Originally Posted by poorcountrypreacher
Originally Posted by Semo
Just because something makes it past the peer review process doesn't mean it is gospel. Experiential knowledge and local knowledge would help greatly in these efforts. One issue is that "the experts" are often the ones that have learned the scientific method and not the ones with the most knowledge on the subject.



And look carefully at all the 5 points that he made. The first 4 aren't even controversial; any turkey hunter could have told him that. But there is no evidence that those things affect reproduction. So there are fewer gobbles per day when turkeys are hunted - so what? A hen only needs to be bred once to be fertile. And then the way he worded his conclusion in point 5 starts out with "it's plausible". That is one heck of a long way from the idea that it's proven. But the way they repeat it over and over makes most people ignore all his qualifiers.

He is one of the guys who wrote the letter during the last turkey season warning that Covid was gonna have disastrous effects on reproduction because so many gobblers were being killed. Instead, we've had the greatest hatch of the modern era. I think you would have to go back to the Indian days to find a year when this many poults were produced in Alabama.
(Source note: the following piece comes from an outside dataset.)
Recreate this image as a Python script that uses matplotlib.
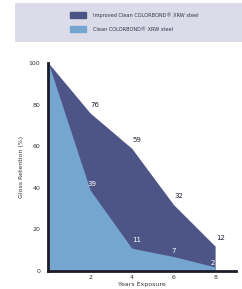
import matplotlib.pyplot as plt
from matplotlib.patches import Rectangle

years = [0, 2, 4, 6, 8]
improved = [100, 76, 59, 32, 12]
standard = [100, 39, 11, 7, 2]
series_names = ["Improved Clean COLORBOND\u00ae XRW steel", "Clean COLORBOND\u00ae XRW steel"]
yticks = [0, 20, 40, 60, 80, 100]
xticks = [2, 4, 6, 8]

dark = "#4d5486"
light = "#74a6d0"

fig = plt.figure(figsize=(2.42, 2.89), dpi=100)
fig.patch.set_facecolor("white")

# legend band at the top
band = fig.add_axes([0.06, 0.855, 0.94, 0.135])
band.set_xlim(0, 1)
band.set_ylim(0, 1)
band.axis("off")
band.add_patch(Rectangle((0, 0), 1, 1, color="#dcdbea", zorder=1))
band.add_patch(Rectangle((0, -0.06), 1, 0.1, color="#9a99a6", zorder=0))
band.add_patch(Rectangle((0.245, 0.62), 0.07, 0.14, color=dark, zorder=2))
band.add_patch(Rectangle((0.245, 0.26), 0.07, 0.14, color=light, zorder=2))
band.text(0.345, 0.69, series_names[0], fontsize=3.6, va="center", color="#333344")
band.text(0.345, 0.33, series_names[1], fontsize=3.6, va="center", color="#333344")

ax = fig.add_axes([0.2, 0.062, 0.775, 0.72])
ax.fill_between(years, 0, improved, color=dark, lw=0)
ax.fill_between(years, 0, standard, color=light, lw=0)
ax.set_xlim(0, 9.0)
ax.set_ylim(0, 100)

for x, y in zip(years[1:], improved[1:]):
    ax.text(x + 0.25, y + 4, str(y), fontsize=5, color="#222233", ha="center", va="center")
offs = [(0.1, 3), (0.25, 4), (0.0, 2.5), (-0.1, 2)]
for (x, y), (dx, dy) in zip(zip(years[1:], standard[1:]), offs):
    ax.text(x + dx, y + dy, str(y), fontsize=5, color="white", ha="center", va="center")

ax.set_xticks(xticks)
ax.set_yticks(yticks)
ax.tick_params(labelsize=4.5, length=0, pad=3, colors="#333333")
ax.tick_params(axis="y", pad=6)
ax.set_xlabel("Years Exposure", fontsize=4.5, labelpad=1, color="#333333")
ax.set_ylabel("Gloss Retention (%)", fontsize=4.5, labelpad=3, color="#333333")
for s in ["top", "right"]:
    ax.spines[s].set_visible(False)
ax.spines["left"].set_linewidth(2)
ax.spines["bottom"].set_linewidth(2)
ax.spines["left"].set_color("#1c1c2a")
ax.spines["bottom"].set_color("#1c1c2a")

fig.savefig("out.png", dpi=100)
I'm 100% in agreement with you. The issue is that as biologists sometimes the line is blurred into policy and management considerations. And as much as policy people say it, science doesn't "tell" us anything. It is just a tool (a good one) to help us understand stuff. Problem comes in that most phenomena are more complicated than our sampling and/or modeling are designed for.

If I was a betting man I'd look at nest predation (and poult survival) with temp and precipitation during peak nesting.

Alabama spring fires would also concern me and density of poultry farms/manure spreading. But that's just me.